Going back to the original question, I certainly wouldn't want to start an open source project knowing that Qualcomm might sue me for patent infringement. Defending their intellectual property is part of their core business strategy.
Seems like the goal was to keep the product under copyright for some time, giving it a opportunity to recover costs or integrated exclusively inside a product for a while, giving some advantage over competitors, but making it a public-license after the period.
As a quick answer, the name comes from being able to recover data when some of it is "erased".
The only way to durably store data so that it survives a hardware failure (e.g. drive dying) is to store more than one copy. Full replicas are the simplest way to do this, but you've got a relatively high overhead (e.g. Store 1GB of data with 3x replicas, and you store 3GB of data). Erasure codes are a way to effectively store fractional replicas, so you only use 1.5x or 1.7x of the original data.
Erasure codes are great when you've got a lot of data and you need high durability but don't want to pay for the storage space required for full replicas.
Why don't we always use erasure codes for everything? EC isn't great when you've got small bits of data, and since there's a bit of math involved in reading and writing the EC data, EC has higher latency than simple replicas.

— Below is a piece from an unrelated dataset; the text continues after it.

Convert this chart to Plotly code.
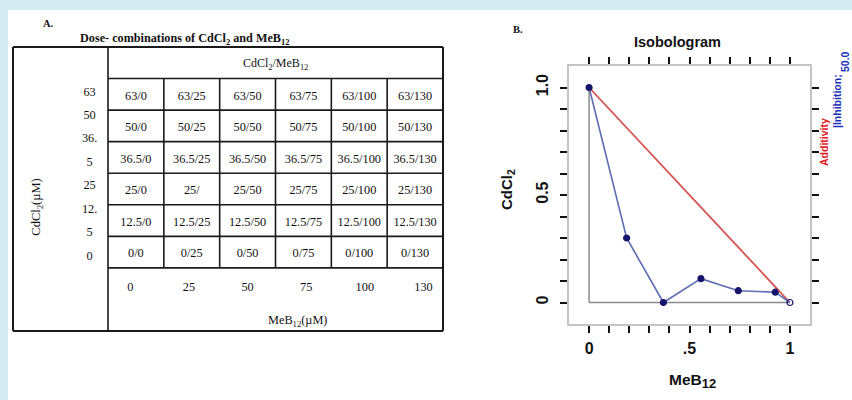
import plotly.graph_objects as go

# ---------------- data ----------------
cdcl2_doses = [63, 50, 36.5, 25, 12.5, 0]          # table rows (µM)
meb_doses = [0, 25, 50, 75, 100, 130]               # table columns (µM)
row_label_lines = ["63", "50", "36.", "5", "25", "12.", "5", "0"]  # wrapped row labels as printed
odd_cells = {(3, 1): "25/"}                          # cell printed incompletely in the source

iso_x = [0, 0.187, 0.37, 0.557, 0.743, 0.927, 1.0]  # MeB12 normalised dose
iso_y = [1.0, 0.30, 0.0, 0.111, 0.055, 0.048, 0.0]  # CdCl2 normalised dose
add_x = [0, 1]
add_y = [1, 0]
tick_vals = [0, 0.1, 0.2, 0.3, 0.4, 0.5, 0.6, 0.7, 0.8, 0.9, 1.0]
x_tick_text = ["0", "", "", "", "", ".5", "", "", "", "", "1"]
y_tick_text = ["0", "", "", "", "", "0.5", "", "", "", "", "1.0"]

# ---------------- layout helpers ----------------
W, H = 852, 400
def fx(p): return p / W
def fy(p): return 1 - p / H

SERIF = "Liberation Serif"
SANS = "Liberation Sans"

n_rows, n_cols = len(cdcl2_doses), len(meb_doses)
# table geometry in pixels
T_L, T_DIV, T_R = 13, 108, 443
T_T, T_B = 47, 331
ux = (T_R - T_DIV) / n_cols
total_rows = 1 + n_rows + 2
uy = (T_B - T_T) / total_rows
x_left = -(T_DIV - T_L) / ux
pad = 0.1

fig = go.Figure()

# ---------------- table (axes x2/y2) ----------------
def seg(xs, ys, a, b):
    xs += [a[0], b[0], None]
    ys += [a[1], b[1], None]

ox, oy = [], []
seg(ox, oy, (x_left, -1), (n_cols, -1))
seg(ox, oy, (n_cols, -1), (n_cols, n_rows + 2))
seg(ox, oy, (n_cols, n_rows + 2), (x_left, n_rows + 2))
seg(ox, oy, (x_left, n_rows + 2), (x_left, -1))
fig.add_trace(go.Scatter(x=ox, y=oy, mode="lines", xaxis="x2", yaxis="y2",
                         line=dict(color="#1a1a1a", width=2), hoverinfo="skip", showlegend=False))

ix, iy = [], []
seg(ix, iy, (0, -1), (0, n_rows + 2))
for k in range(n_rows + 1):
    seg(ix, iy, (0, k), (n_cols, k))
for k in range(1, n_cols):
    seg(ix, iy, (k, 0), (k, n_rows))
fig.add_trace(go.Scatter(x=ix, y=iy, mode="lines", xaxis="x2", yaxis="y2",
                         line=dict(color="#1a1a1a", width=1.6), hoverinfo="skip", showlegend=False))

def fmt(v):
    return str(int(v)) if float(v).is_integer() else str(v)

cx, cy, ct = [], [], []
for i, c in enumerate(cdcl2_doses):
    for j, m in enumerate(meb_doses):
        cx.append(j + 0.5)
        cy.append(i + 0.57)
        ct.append(odd_cells.get((i, j), f"{fmt(c)}/{fmt(m)}"))
fig.add_trace(go.Scatter(x=cx, y=cy, text=ct, mode="text", xaxis="x2", yaxis="y2",
                         textfont=dict(family=SERIF, size=12.3, color="#111"),
                         hoverinfo="skip", showlegend=False, cliponaxis=False))

# row labels (wrapped as in the source)
nl = len(row_label_lines)
rl_y = [0.44 + k * (5.64 - 0.44) / (nl - 1) for k in range(nl)]
fig.add_trace(go.Scatter(x=[-0.33] * nl, y=rl_y, text=row_label_lines, mode="text",
                         xaxis="x2", yaxis="y2",
                         textfont=dict(family=SERIF, size=12.3, color="#111"),
                         hoverinfo="skip", showlegend=False, cliponaxis=False))

# column labels at the bottom
fig.add_trace(go.Scatter(x=[0.40 + j * 1.05 for j in range(n_cols)], y=[n_rows + 0.62] * n_cols,
                         text=[fmt(m) for m in meb_doses], mode="text", xaxis="x2", yaxis="y2",
                         textfont=dict(family=SERIF, size=12.3, color="#111"),
                         hoverinfo="skip", showlegend=False, cliponaxis=False))

ann = []
def A(x, y, text, size, color="#111", family=SERIF, angle=0, xref="paper", yref="paper", xanchor="center"):
    ann.append(dict(x=x, y=y, xref=xref, yref=yref, text=text, showarrow=False,
                    font=dict(family=family, size=size, color=color), textangle=angle,
                    xanchor=xanchor, yanchor="middle"))

A(3.0, -0.45, "CdCl<sub>2</sub>/MeB<sub>12</sub>", 12, xref="x2", yref="y2")
A(3.40, n_rows + 1.68, "MeB<sub>12</sub>(µM)", 12.3, xref="x2", yref="y2")
A(-1.27, 4.09, "CdCl<sub>2</sub>(µM)", 12.5, xref="x2", yref="y2", angle=-90)
A(fx(185), fy(39), "<b>Dose- combinations of CdCl<sub>2</sub> and MeB<sub>12</sub></b>", 12.2)
A(fx(48), fy(23), "<b>A.</b>", 10.5)
A(fx(518), fy(30), "<b>B.</b>", 10.5)

# ---------------- isobologram ----------------
fig.add_trace(go.Scatter(x=[0, 0, None, 0, 1], y=[1, 0, None, 0, 0], mode="lines",
                         line=dict(color="#8a8a8a", width=1.5), hoverinfo="skip", showlegend=False))
fig.add_trace(go.Scatter(x=add_x, y=add_y, mode="lines", line=dict(color="#d4524e", width=1.8),
                         showlegend=False, name="Additivity"))
fig.add_trace(go.Scatter(x=iso_x, y=iso_y, mode="lines+markers",
                         line=dict(color="#5d6db2", width=1.6),
                         marker=dict(color="#15156e", size=6,
                                     symbol=["circle"] * (len(iso_x) - 1) + ["circle-open"],
                                     line=dict(color="#15156e", width=1.2)),
                         showlegend=False, name="Inhibition 50.0", cliponaxis=False))

A(fx(677), fy(42), "<b>Isobologram</b>", 14.5, family=SANS)
A(fx(507), fy(190), "<b>CdCl<sub>2</sub></b>", 15, family=SANS, angle=-90)
A(fx(692), fy(381), "<b>MeB<sub><span style='font-size:13px'>12</span></sub></b>", 15.5, family=SANS)
A(fx(824), fy(142), "<b>Additivity</b>", 10.5, color="#e0201e", family=SANS, angle=-90)
A(fx(837), fy(101), "<b>|Inhibition;</b>", 10.5, color="#1b2fb8", family=SANS, angle=-90)
A(fx(845), fy(62), "<b>50.0</b>", 10.5, color="#1b2fb8", family=SANS, angle=-90)

axis_common = dict(range=[-0.1, 1.1], tickvals=tick_vals, showgrid=False, zeroline=False,
                   showline=True, linecolor="#c4c4c4", linewidth=2, mirror="ticks",
                   ticks="outside", ticklen=7, tickwidth=2, tickcolor="#111",
                   tickfont=dict(family=SANS, size=16, color="#111"), fixedrange=True)

fig.update_layout(
    width=W, height=H, margin=dict(l=0, r=0, t=0, b=0),
    paper_bgcolor="#d7ebf2", plot_bgcolor="rgba(0,0,0,0)",
    xaxis=dict(domain=[fx(569), fx(810)], ticktext=[f"<b>{t}</b>" if t else "" for t in x_tick_text],
               ticklabelstandoff=2, anchor="y", **axis_common),
    yaxis=dict(domain=[fy(324), fy(66)], ticktext=[f"<b>{t}</b>" if t else "" for t in y_tick_text],
               tickangle=-90, ticklabelstandoff=6, anchor="x", **axis_common),
    xaxis2=dict(domain=[fx(T_L - pad * ux), fx(T_R + pad * ux)], range=[x_left - pad, n_cols + pad],
                visible=False, anchor="y2", fixedrange=True),
    yaxis2=dict(domain=[fy(T_B + pad * uy), fy(T_T - pad * uy)], range=[n_rows + 2 + pad, -1 - pad],
                visible=False, anchor="x2", fixedrange=True),
    shapes=[dict(type="rect", xref="paper", yref="paper", x0=fx(8), x1=1, y0=0, y1=fy(10),
                 fillcolor="white", line=dict(width=0), layer="below")],
    annotations=ann,
)

fig.write_html("out.html", config={"displayModeBar": False},
               post_script="document.body.style.margin='0';document.body.style.overflow='hidden';")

I tried Tahoe-LAFS, the setup seems a bit weird and from trying it on that public gateway a bit, there seem to be some issues in relation to what happens if you loose that link to your folder.
There seems to be no way of using it to simply attach and have a list of your data only.
I'm favoring Camlistore over Tahoe, though Camli has no good encryption yet and no erasure encoding. The basis of Camli seems to be better.
I believe it's compatible with the Java implementation used by Backblaze and others.